G:=evalf(eval(gen_iprod_matrix(S,3,vm))):

> #take the inverse...
Ginv:=inverse(G):

> #Now, let's get the spline representation...
calc_biharms(T,R,7,20); #need the biharmonic spline basis in 20...
outvec:=express_in_basis(T,Ginv,S,3,7,10,20):

> #and now write that vector to a file...
write_vec("outvec.dat",outvec,81); #as in 81 elements...

> #So now this vector can be read quite easily in matlab just by saying
#load outvec.dat
#As for solving the wave equation and saving the results, see my documentation
#in matlab_sample.txt. Once you have saved the output matrix, you can read it
#in and start making animations as follows...
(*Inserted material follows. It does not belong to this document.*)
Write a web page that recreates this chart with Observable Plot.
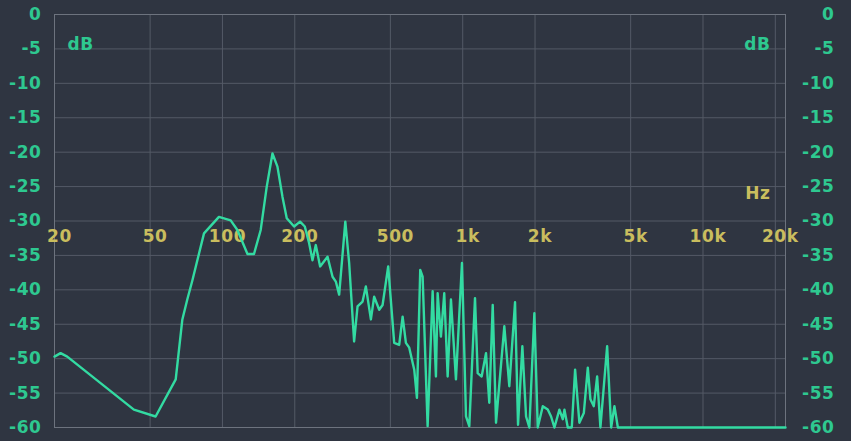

> #First, read in the data file as follows...
myvals:=read_basis_vals("/tahoe/home/raj/wave_time3.dat",81): #81 elts of V3...

> #myvals is now a list of lists. More specifically, each myvals[i] is a
#representation of a function in the spline basis. In order to actually make
#the animation, you must run calc_biharms, as well as make_points. We have
#already run calc_biharms; I'll run make_points now...

> make_points(T,7);

> #So let's generate the output animation structure. The 15 is the function
#number which we will use to store each frame of the animation. 3 refers to
#the V3 spline basis, while 6 refers to calculating each function out to V6.
#As usual, the 20 is the biharmonic basis element storage location...
myplots:=make_animation(T,3,6,myvals,15,20):

> #Instead of displaying on the screen, we'll send the output to an
#animated gif file. You can use netscape or some such thing to view it...
plotsetup(gif,plotoutput=`test.gif`,plotoptions="height=300,width=300");

> #And now, let's plot it. After this command is run, you can view the file.
display(myplots,insequence=true,axes=NORMAL);
#To look at a scaled version, try
#display(myplots,insequence=true,axes=NORMAL,view=-.0005.. .0005);

> #Now, let's say we wanted to look at the values of the same function along the
#line connecting 02 and 12...
myplots:=make_animation_line(T,3,6,myvals,15,20,[0,2],3,1,1/2):
#The extra numbers on the end are as follows: the [0,2] means the line
#starting from 02. The 3 means that the first neighbor along the line is the
#3rd neighbor, and the 1 means all subsequent neighbors are 1 neighbors (For
#a more complete explanation, see the documentation of this function in
#SG.mws). The 1/2 means that the length of the line is 1/2.

>

> plotsetup(window); #Let's look at this in maple...

> display(myplots,insequence=true,view=[0..1/2,-1 .. 1]);